Green roofs can be installed on existing homes, although it tends to be easier and more cost-effective on new construction. These roofs generally fall into two types: intensive and extensive. Intensive green roofs can be full-scale gardens with trees and shrubs that require intense maintenance, deeper soil layers and flat roofs. Extensive roofs usually include only herbs, grasses, mosses and drought-tolerant succulents that need little care and beds that are only a few inches deep. “A flat roof is not always a prerequisite,” says Velazquez. “If it’s a thin, vegetated cover, it can actually be highly sloped.”

Green roofs can help reduce the urban heat island effect, which results in raised temperatures in densely built areas. In addition, green roofs will last much longer than some conventional roofs, because they’re protected from ultraviolet radiation and extreme fluctuations in temperature.
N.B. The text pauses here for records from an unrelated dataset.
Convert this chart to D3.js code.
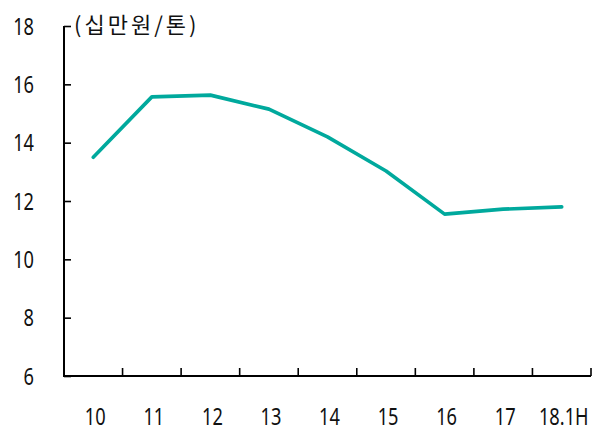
<!DOCTYPE html>
<html><head><meta charset="utf-8">
<script src="https://cdn.jsdelivr.net/npm/d3@7"></script>
<style>body{margin:0;background:#fff;} text{font-family:"Noto Sans","Noto Sans CJK KR",sans-serif;}</style>
</head><body>
<svg id="c" width="594" height="430"></svg>
<script>
const categories = ["10","11","12","13","14","15","16","17","18.1H"];
const values = [13.5, 15.57, 15.63, 15.15, 14.2, 13.03, 11.55, 11.72, 11.8];
const yTicks = [6, 8, 10, 12, 14, 16, 18];
const unitLabel = "(십만원/톤)";

const svg = d3.select("#c");
const x = d3.scaleBand().domain(categories).range([64, 591]);
const y = d3.scaleLinear().domain([6, 18]).range([376, 26]);

// y axis
const ya = svg.append("g").attr("transform", "translate(64,0)")
  .call(d3.axisRight(y).tickValues(yTicks).tickSize(7).tickFormat(""));
ya.select(".domain").attr("d", `M0,${y(18)}V${y(6)}`).attr("stroke", "#000").attr("stroke-width", 2);
ya.selectAll(".tick line").attr("stroke", "#000").attr("stroke-width", 1.6);
svg.append("g").selectAll("text").data(yTicks).join("text")
  .attr("transform", d => `translate(34,${y(d)}) scale(0.76,1)`).attr("dy", "0.36em")
  .attr("text-anchor", "end").attr("font-size", 24).attr("fill", "#111").text(d => d);

// x axis
const xa = svg.append("g").attr("transform", "translate(0,376)")
  .call(d3.axisTop(x).tickSize(0).tickFormat(""));
xa.select(".domain").attr("d", "M63,0H591").attr("stroke", "#000").attr("stroke-width", 2);
const bounds = categories.slice(1).map(c => x(c)).concat([591]);
svg.append("g").selectAll("line").data(bounds).join("line")
  .attr("x1", d => d).attr("x2", d => d).attr("y1", 376).attr("y2", 368)
  .attr("stroke", "#000").attr("stroke-width", 1.6);
svg.append("g").selectAll("text").data(categories).join("text")
  .attr("transform", d => `translate(${x(d) + x.bandwidth() / 2 + 2},416) scale(0.76,1)`).attr("dy", "0.36em")
  .attr("text-anchor", "middle").attr("font-size", 24).attr("fill", "#111").text(d => d);

// unit label
svg.append("text").attr("x", 74).attr("y", 25).attr("dy", "0.36em")
  .style("font-family", "'Noto Sans CJK KR',sans-serif")
  .attr("font-size", 22).attr("letter-spacing", 3).attr("fill", "#111").text(unitLabel);

// line
const line = d3.line().x((d, i) => x(categories[i]) + x.bandwidth() / 2).y(d => y(d));
svg.append("path").datum(values).attr("d", line).attr("fill", "none")
  .attr("stroke", "#00A99D").attr("stroke-width", 3.6).attr("stroke-linejoin", "round").attr("stroke-linecap", "round");
</script>
</body></html>
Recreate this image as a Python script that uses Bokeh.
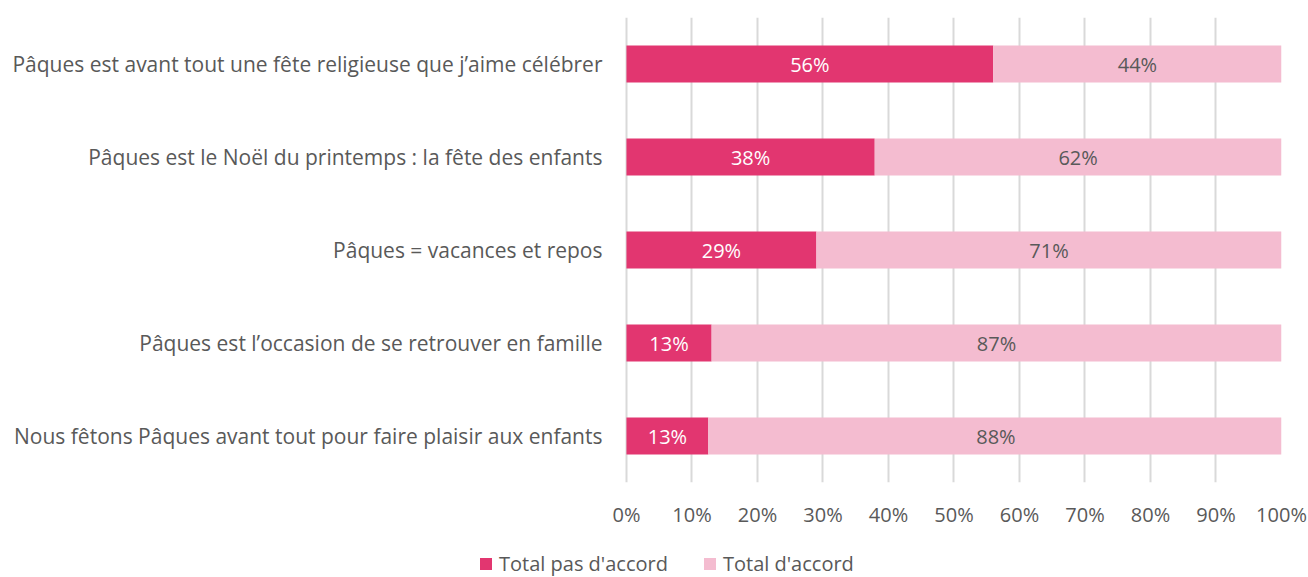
from bokeh.plotting import figure
from bokeh.layouts import column
from bokeh.models import ColumnDataSource, FactorRange, Legend, LegendItem, FixedTicker, CustomJSTickFormatter
from bokeh.core.properties import value
from bokeh.embed import file_html
from bokeh.resources import INLINE

categories = [
    "Pâques est avant tout une fête religieuse que j’aime célébrer",
    "Pâques est le Noël du printemps : la fête des enfants",
    "Pâques = vacances et repos",
    "Pâques est l’occasion de se retrouver en famille",
    "Nous fêtons Pâques avant tout pour faire plaisir aux enfants",
]
pas_accord = [56.0, 37.9, 29.0, 13.0, 12.5]
accord = [44.0, 62.1, 71.0, 87.0, 87.8]
pas_accord_labels = ["56%", "38%", "29%", "13%", "13%"]
accord_labels = ["44%", "62%", "71%", "87%", "88%"]
series_names = ["Total pas d'accord", "Total d'accord"]
x_ticks = [0, 10, 20, 30, 40, 50, 60, 70, 80, 90, 100]

FONT = "Open Sans"
TXT = "#595959"
DARK = "#E23670"
LIGHT = "#F4BCD0"

src = ColumnDataSource(dict(
    cat=categories,
    pas=pas_accord,
    acc=accord,
    pas_mid=[v / 2 for v in pas_accord],
    acc_mid=[a + b / 2 for a, b in zip(pas_accord, accord)],
    pas_lbl=pas_accord_labels,
    acc_lbl=accord_labels,
))

p = figure(width=1308, height=540, output_backend="svg", toolbar_location=None,
           y_range=FactorRange(*reversed(categories), range_padding=0),
           x_range=(-0.3, 100),
           min_border_left=624, min_border_right=27, min_border_top=17, min_border_bottom=58)
p.outline_line_color = None

r = p.hbar_stack(["pas", "acc"], y="cat", height=0.4, color=[DARK, LIGHT], line_color=None, source=src)

p.text(x="pas_mid", y="cat", text="pas_lbl", source=src, text_align="center", text_baseline="middle",
       text_color="white", text_font=value(FONT), text_font_size="20px")
p.text(x="acc_mid", y="cat", text="acc_lbl", source=src, text_align="center", text_baseline="middle",
       text_color=TXT, text_font=value(FONT), text_font_size="20px")

p.xaxis.ticker = FixedTicker(ticks=x_ticks)
p.xaxis.formatter = CustomJSTickFormatter(code="return tick + '%';")
p.xaxis.axis_line_color = None
p.xaxis.major_tick_line_color = None
p.xaxis.minor_tick_line_color = None
p.xaxis.major_label_text_font = FONT
p.xaxis.major_label_text_font_size = "20px"
p.xaxis.major_label_text_color = TXT
p.xaxis.major_label_standoff = 12

p.yaxis.axis_line_color = None
p.yaxis.major_tick_line_color = None
p.yaxis.major_label_text_font = FONT
p.yaxis.major_label_text_font_size = "21px"
p.yaxis.major_label_text_color = TXT
p.yaxis.major_label_standoff = 16

p.xgrid.grid_line_color = "#D9D9D9"
p.xgrid.grid_line_width = 2
p.ygrid.grid_line_color = None

# legend strip: its own full-width frame (not aligned to the main plot's frame)
lg = figure(width=1308, height=37, output_backend="svg", toolbar_location=None,
            x_range=(0, 1), y_range=(0, 1), frame_align=False,
            min_border_left=0, min_border_right=0, min_border_top=0, min_border_bottom=0)
lg.outline_line_color = None
lg.xaxis.visible = False
lg.yaxis.visible = False
lg.grid.visible = False
# legend-only swatches, placed outside the visible range
dummy = ColumnDataSource(dict(left=[5], right=[6], bottom=[5], top=[6]))
lr1 = lg.quad(left="left", right="right", bottom="bottom", top="top", source=dummy,
              fill_color=DARK, line_color=None)
lr2 = lg.quad(left="left", right="right", bottom="bottom", top="top", source=dummy,
              fill_color=LIGHT, line_color=None)
legend = Legend(items=[LegendItem(label=series_names[0], renderers=[lr1]),
                       LegendItem(label=series_names[1], renderers=[lr2])],
                orientation="horizontal", location=(478, 0),
                label_text_font=FONT, label_text_font_size="20px", label_text_color=TXT,
                glyph_width=15, glyph_height=15, spacing=34, label_standoff=6,
                border_line_color=None, background_fill_alpha=0, padding=0, margin=0)
lg.add_layout(legend, "center")

layout = column(p, lg, spacing=0)
open("out.html", "w").write(file_html(layout, INLINE))
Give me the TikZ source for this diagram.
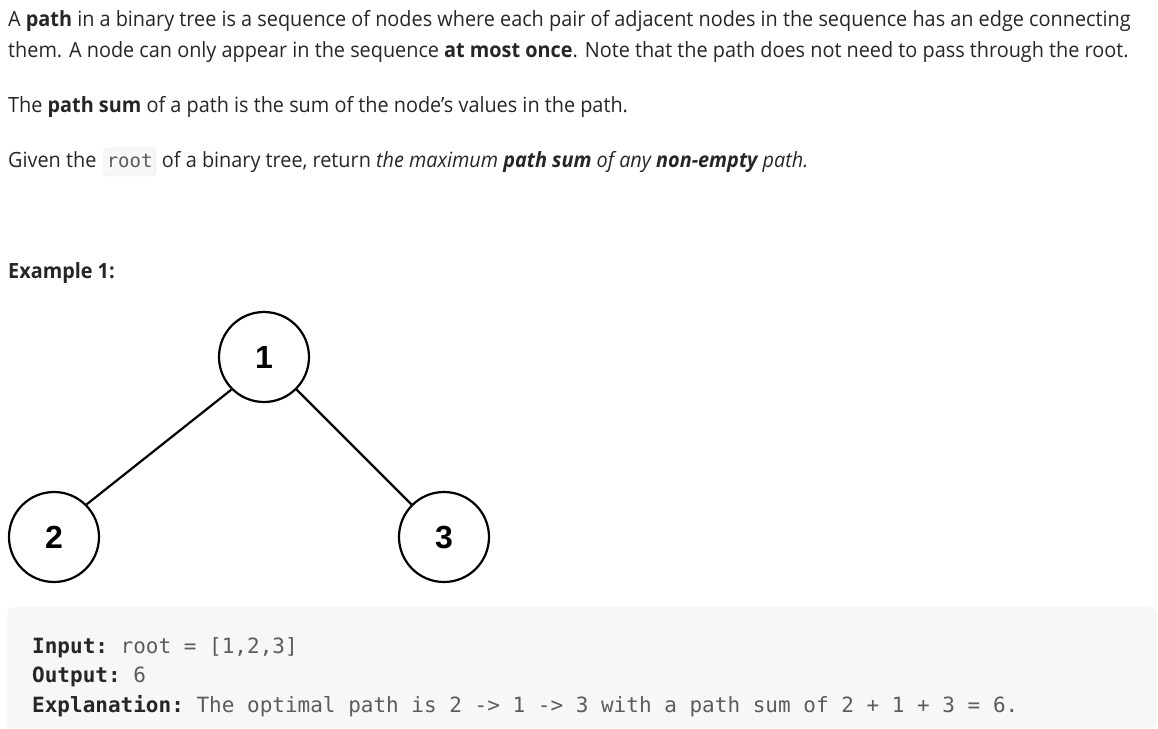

Another advantage is the way they manage stormwater. Green roof systems have been shown to retain 60 to 100 percent of the rainwater that hits them.

The biggest disadvantage is cost. Velazquez says she has seen cost estimates as low as $9 a square foot, but notes that it’s more realistic to see costs of $18 to $20 a square foot.

It’s hard to say which trends in eco-friendly roofing design will shift from pie-in-the-sky to down-to-earth options that are available to us all. The good news is our roofing experts say the dominant trend is improving technologies that will become more cost-competitive, so we can make smart decisions for ourselves and for the environment.